As for comedies, Quartet is Dustin Hoffman’s directorial debut (at age 75) and starsg a cast of British acting veterans led by Maggie Smith. It was hugely received with a long thunderous standing ovation, and it looks like the kind of movie the Weinstein Company really knows how to push to Oscar voters. Best Picture? More likely at the Golden Globes in the comedy category, but it could be an Oscar sleeper if its light tone isn’t held against it. It faces direct competition from other older demo-targeting The Best Exotic Marigold Hotel which also features Smith. And Fox Searchlight is hoping the ecstatic reaction to its sex surrogate comedy The Sessions, which earned three standing ovations at the screening I attended in Toronto, will help take this Sundance pickup into the thick of the Oscar race when it opens October 19th. Certainly stars John Hawkes and Helen Hunt stand good chances of landing acting nods.
Millennium is hoping to parlay the strong showing of the crime drama The Iceman into a year-end awards contender – but is still trying to decide whether to go out through another company or self-distribute. It played successfully in Venice, Telluride and Toronto — the rare title to hit all three fests this year — and features a dynamite star turn from Michael Shannon.

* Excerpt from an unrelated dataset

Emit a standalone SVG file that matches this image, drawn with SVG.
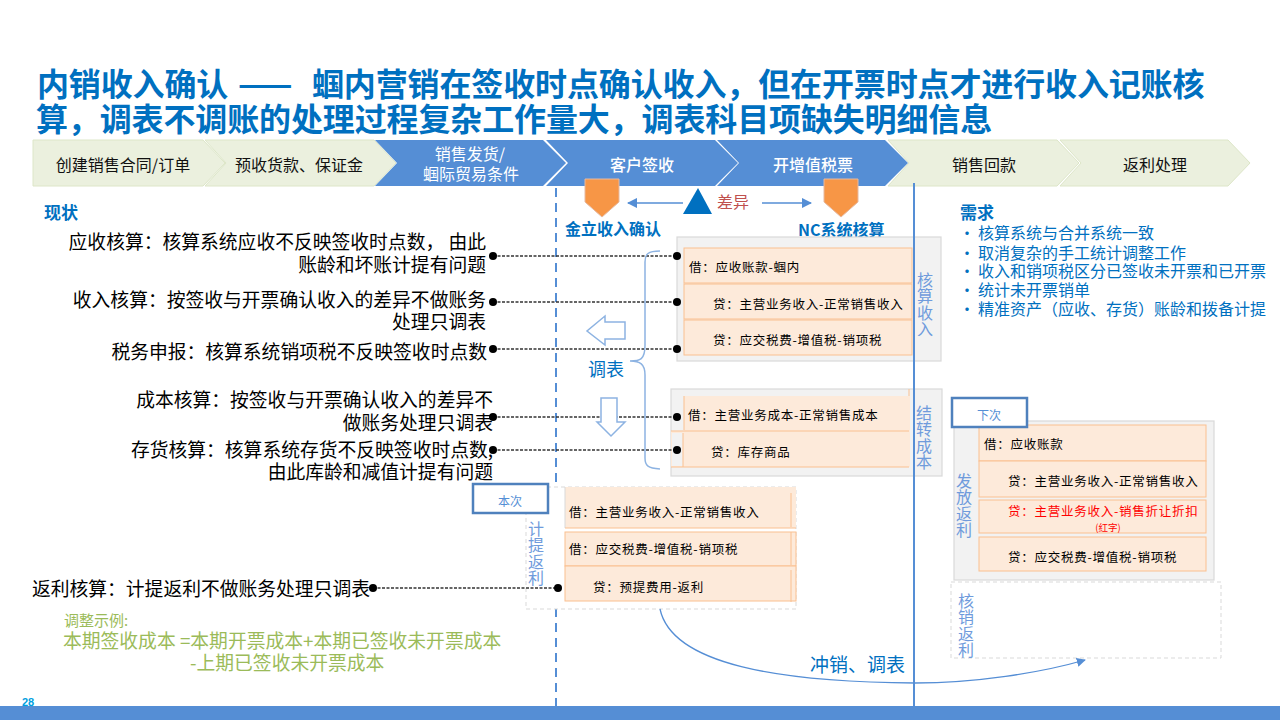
<svg xmlns="http://www.w3.org/2000/svg" width="1280" height="720" viewBox="0 0 1280 720">
<style>
text{font-family:"Noto Sans CJK SC","Liberation Sans",sans-serif}
.t{font-size:32px;font-weight:700;fill:#0070c0;letter-spacing:-.13px}
.cg{fill:#ebf0de;stroke:#dde6c8;stroke-width:1}
.cb{fill:#558ed5}
.cl{font-size:16px;text-anchor:middle;fill:#111}
.cw{font-size:16px;text-anchor:middle;fill:#fff}
.h{font-size:17px;font-weight:700;fill:#0070c0}
.b{font-size:18.8px;fill:#000;text-anchor:end}
.n{font-size:16px;fill:#0070c0}
.e{fill:#fdeada;stroke:#fac090;stroke-width:1}
.f{fill:#fdeada}
.o{stroke:#fac090;stroke-width:1;fill:none}
.g{fill:#f2f2f2;stroke:#d9d9d9;stroke-width:1.2}
.d{fill:#fff;stroke:#d9d9d9;stroke-width:1;stroke-dasharray:4 3}
.a{font-size:12.5px;fill:#000;letter-spacing:.75px}
.v{font-size:16px;fill:#6f9bdc;writing-mode:vertical-rl;letter-spacing:.3px}
.ln{stroke:#333;stroke-width:1.4;stroke-dasharray:3 1.5;fill:none}
.dot{fill:#000}
.box{fill:#fff;stroke:#4f81bd;stroke-width:2.5}
.bt{font-size:12px;fill:#558ed5;text-anchor:middle}
.ar{fill:#fff;stroke:#8db3e2;stroke-width:1.5}
.sh{fill:#f79646;stroke:#e6b9a0;stroke-width:1}
.gr{font-size:18.8px;fill:#9bbb59}
</style>
<defs>
<marker id="m" viewBox="0 0 10 10" refX="9" refY="5" markerWidth="7" markerHeight="7" orient="auto"><path d="M0 0L10 5L0 10Z" fill="#558ed5"/></marker>
</defs>
<g id="title">
<text class="t" y="96"><tspan x="37">内销收入确认</tspan><tspan x="238" letter-spacing="1">——</tspan><tspan x="312">蝈内营销在签收时点确认收入，但在开票时点才进行收入记账核</tspan></text>
<text class="t" x="36" y="131">算，调表不调账的处理过程复杂工作量大，调表科目项缺失明细信息</text>
</g>
<g id="process">
<path class="cg" d="M33 140H203L225 163L203 186H33Z"/>
<path class="cg" d="M205 140H374L396 163L374 186H205L226 163Z"/>
<path class="cb" d="M375 140H543L566 163L543 186H375L397 163Z"/>
<path class="cb" d="M546 140H715L738 163L715 186H546L568 163Z"/>
<path class="cb" d="M717 140H885L908 163L885 186H717L739 163Z"/>
<path class="cg" d="M888 140H1057L1079 163L1057 186H888L909 163Z"/>
<path class="cg" d="M1060 140H1228L1250 163L1228 186H1060L1081 163Z"/>
<text class="cl" x="123" y="171">创建销售合同/订单</text>
<text class="cl" x="299" y="171">预收货款、保证金</text>
<text class="cw" x="470" y="160">销售发货/</text>
<text class="cw" x="471" y="180">蝈际贸易条件</text>
<text class="cw" x="642" y="171" font-weight="500">客户签收</text>
<text class="cw" x="813" y="171" font-weight="500">开增值税票</text>
<text class="cl" x="984" y="171">销售回款</text>
<text class="cl" x="1155" y="171">返利处理</text>
</g>
<g id="guides">
<line x1="556" y1="188" x2="556" y2="706" stroke="#558ed5" stroke-width="2" stroke-dasharray="9 6"/>
</g>
<g id="status">
<text class="b" x="486" y="249">应收核算：核算系统应收不反映签收时点数， 由此</text>
<text class="b" x="486" y="272">账龄和坏账计提有问题</text>
<text class="b" x="486" y="307">收入核算：按签收与开票确认收入的差异不做账务</text>
<text class="b" x="486" y="329">处理只调表</text>
<text class="b" x="487" y="359">税务申报：核算系统销项税不反映签收时点数</text>
<text class="b" x="493" y="407">成本核算：按签收与开票确认收入的差异不</text>
<text class="b" x="493" y="430">做账务处理只调表</text>
<text class="b" x="493" y="457">存货核算：核算系统存货不反映签收时点数,</text>
<text class="b" x="493" y="479">由此库龄和减值计提有问题</text>
<text class="b" x="370" y="596">返利核算：计提返利不做账务处理只调表</text>
<text class="h" x="44" y="219">现状</text>
</g>
<g id="systems">
<path class="sh" d="M585 179H619V202L602 217L585 202Z"/>
<path class="sh" d="M824 179H858V202L841 217L824 202Z"/>
<path d="M683 214L698 188L712 214Z" fill="#0070c0"/>
<text x="717" y="208" font-size="16" fill="#c0504d">差异</text>
<text x="565" y="235" font-size="16" font-weight="700" fill="#0070c0">金立收入确认</text>
<text x="798" y="236" font-size="16" font-weight="700" fill="#0070c0">NC系统核算</text>
</g>
<g id="block-revenue">
<rect class="g" x="677" y="237" width="264" height="124"/>
<rect class="e" x="684" y="248" width="228" height="35"/>
<rect class="e" x="684" y="284" width="228" height="35"/>
<rect class="e" x="684" y="320" width="228" height="35"/>
<text class="a" x="689" y="272">借：应收账款-蝈内</text>
<text class="a" x="713" y="309">贷：主营业务收入-正常销售收入</text>
<text class="a" x="713" y="345">贷：应交税费-增值税-销项税</text>
<text class="v" x="925" y="272">核算收入</text>
</g>
<g id="block-cost">
<rect class="g" x="671" y="389" width="271" height="87"/>
<rect class="f" x="684" y="396" width="226" height="35"/>
<rect class="f" x="671" y="431" width="239" height="36"/>
<rect x="672" y="433" width="11" height="33" fill="#f2f2f2"/>
<path class="o" d="M684 396V430M909 389V396M671 431H909M683 433V467M671 467H909"/>
<text class="a" x="688" y="420">借：主营业务成本-正常销售成本</text>
<text class="a" x="711" y="457">贷：库存商品</text>
<text class="v" x="924" y="405">结转成本</text>
</g>
<g id="block-accrual">
<rect class="d" x="526" y="487" width="270" height="122"/>
<rect class="f" x="565" y="487" width="231" height="41"/>
<path d="M565 487V528" stroke="#d9d9d9" fill="none"/>
<path class="o" d="M565 528H796M791 493V527"/>
<rect class="e" x="565" y="532" width="231" height="34"/>
<rect class="e" x="565" y="566" width="231" height="35"/>
<line x1="791" y1="532" x2="791" y2="565" stroke="#fac090"/>
<line x1="791" y1="570" x2="791" y2="602" stroke="#fac090"/>
<text class="a" x="569" y="517">借：主营业务收入-正常销售收入</text>
<text class="a" x="569" y="554">借：应交税费-增值税-销项税</text>
<text class="a" x="593" y="592">贷：预提费用-返利</text>
<rect class="box" x="473" y="484" width="75" height="29"/>
<text class="bt" x="510" y="506">本次</text>
<text class="v" x="536" y="521">计提返利</text>
</g>
<g id="block-rebate">
<rect class="g" x="954" y="421" width="260" height="159"/>
<rect class="e" x="979" y="425" width="227" height="36"/>
<rect class="e" x="979" y="461" width="227" height="36"/>
<rect class="e" x="979" y="500" width="227" height="33"/>
<rect class="e" x="979" y="537" width="227" height="34"/>
<text class="a" x="984" y="449">借：应收账款</text>
<text class="a" x="1008" y="486">贷：主营业务收入-正常销售收入</text>
<text class="a" x="1008" y="516" style="fill:#f00">贷：主营业务收入-销售折让折扣</text>
<text x="1108" y="531" font-size="9.5" fill="#f00" text-anchor="middle">(红字)</text>
<text class="a" x="1008" y="562">贷：应交税费-增值税-销项税</text>
<rect class="box" x="952" y="398" width="75" height="29"/>
<text class="bt" x="989" y="420">下次</text>
<text class="v" x="964" y="473">发放返利</text>
</g>
<g id="block-writeoff">
<rect class="d" x="951" y="582" width="270" height="76"/>
<text class="v" x="966" y="593">核销返利</text>
</g>
<g id="connectors" fill="none">
<path class="ln" d="M493 256H677"/>
<path class="ln" d="M493 302H677"/>
<path class="ln" d="M493 349H677"/>
<path class="ln" d="M493 417H677"/>
<path class="ln" d="M493 450H677"/>
<path class="ln" d="M373 588H558"/>
<line x1="683" y1="203" x2="628" y2="203" stroke="#558ed5" stroke-width="1.5" marker-end="url(#m)"/>
<line x1="762" y1="203" x2="811" y2="203" stroke="#558ed5" stroke-width="1.5" marker-end="url(#m)"/>
<path d="M660 251C648 251 645 254 645 262V345C645 360 640 361 630 361C640 361 645 364 645 375V458C645 466 648 468 660 469" stroke="#8db3e2" stroke-width="1.5"/>
<path d="M660 609C672 665 780 682 915 683C975 683 1040 673 1085 660" stroke="#558ed5" stroke-width="1.3" marker-end="url(#m)"/>
<line x1="914" y1="183" x2="914" y2="706" stroke="#558ed5" stroke-width="2"/>
</g>
<g id="dots" class="dot">
<circle cx="493" cy="256" r="4"/><circle cx="677" cy="256" r="4"/>
<circle cx="493" cy="302" r="4"/><circle cx="677" cy="302" r="4"/>
<circle cx="493" cy="349" r="4"/><circle cx="677" cy="349" r="4"/>
<circle cx="493" cy="417" r="4"/><circle cx="677" cy="417" r="4"/>
<circle cx="493" cy="450" r="4"/><circle cx="677" cy="450" r="4"/>
<circle cx="373" cy="588" r="4"/><circle cx="558" cy="588" r="4"/>
</g>
<g id="adjust">
<path class="ar" d="M625 322H605V316L587 331L605 345V339H625Z"/>
<path class="ar" d="M601 398H617V422H625L611 436L597 422H601Z"/>
<text x="588" y="376" font-size="18" fill="#0070c0">调表</text>
<text x="810" y="672" font-size="19" fill="#0070c0">冲销、调表</text>
</g>
<g id="needs">
<text class="h" x="960" y="219">需求</text>
<text class="n" x="959" y="239">•</text><text class="n" x="978" y="239">核算系统与合并系统一致</text>
<text class="n" x="959" y="259">•</text><text class="n" x="978" y="259">取消复杂的手工统计调整工作</text>
<text class="n" x="959" y="277">•</text><text class="n" x="978" y="277">收入和销项税区分已签收未开票和已开票</text>
<text class="n" x="959" y="296">•</text><text class="n" x="978" y="296">统计未开票销单</text>
<text class="n" x="959" y="315">•</text><text class="n" x="978" y="315">精准资产（应收、存货）账龄和拨备计提</text>
</g>
<g id="example">
<text x="64" y="626" font-size="15" fill="#9bbb59">调整示例:</text>
<text class="gr" x="63" y="648">本期签收成本 =本期开票成本+本期已签收未开票成本</text>
<text class="gr" x="190" y="670">-上期已签收未开票成本</text>
</g>
<g id="footer">
<text x="22" y="706" font-size="11" font-weight="700" fill="#00a0e0" style="font-family:'Liberation Sans',sans-serif">28</text>
<rect x="0" y="706" width="1280" height="14" fill="#558ed5"/>
</g>
</svg>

Several foreign-language films to be released through Sony Pictures Classics are making waves: Amour with Jean Louis Trintignant and Emmanuelle Riva, Rust & Bone with Marion Cotillard, and No starring Gael Garcia Bernal. They further solidified their Cannes success from May with strong fest debuts. Acting nods could be a significant factor.
Finally, if producers of Terrence Malick’s latest To The Wonder, which debuted in Venice and Toronto, were hoping to use the fests to begin to replicate last year’s The Tree Of Life for Best Picture and Director Oscar nominations, they can probably forget it. Reception was weak, critical response unenthusiastic, and pic is still searching for a distributor.
Sometimes the greatest effect of these Fall film festivals is just simply to separate the winners from the losers as we march into awards season.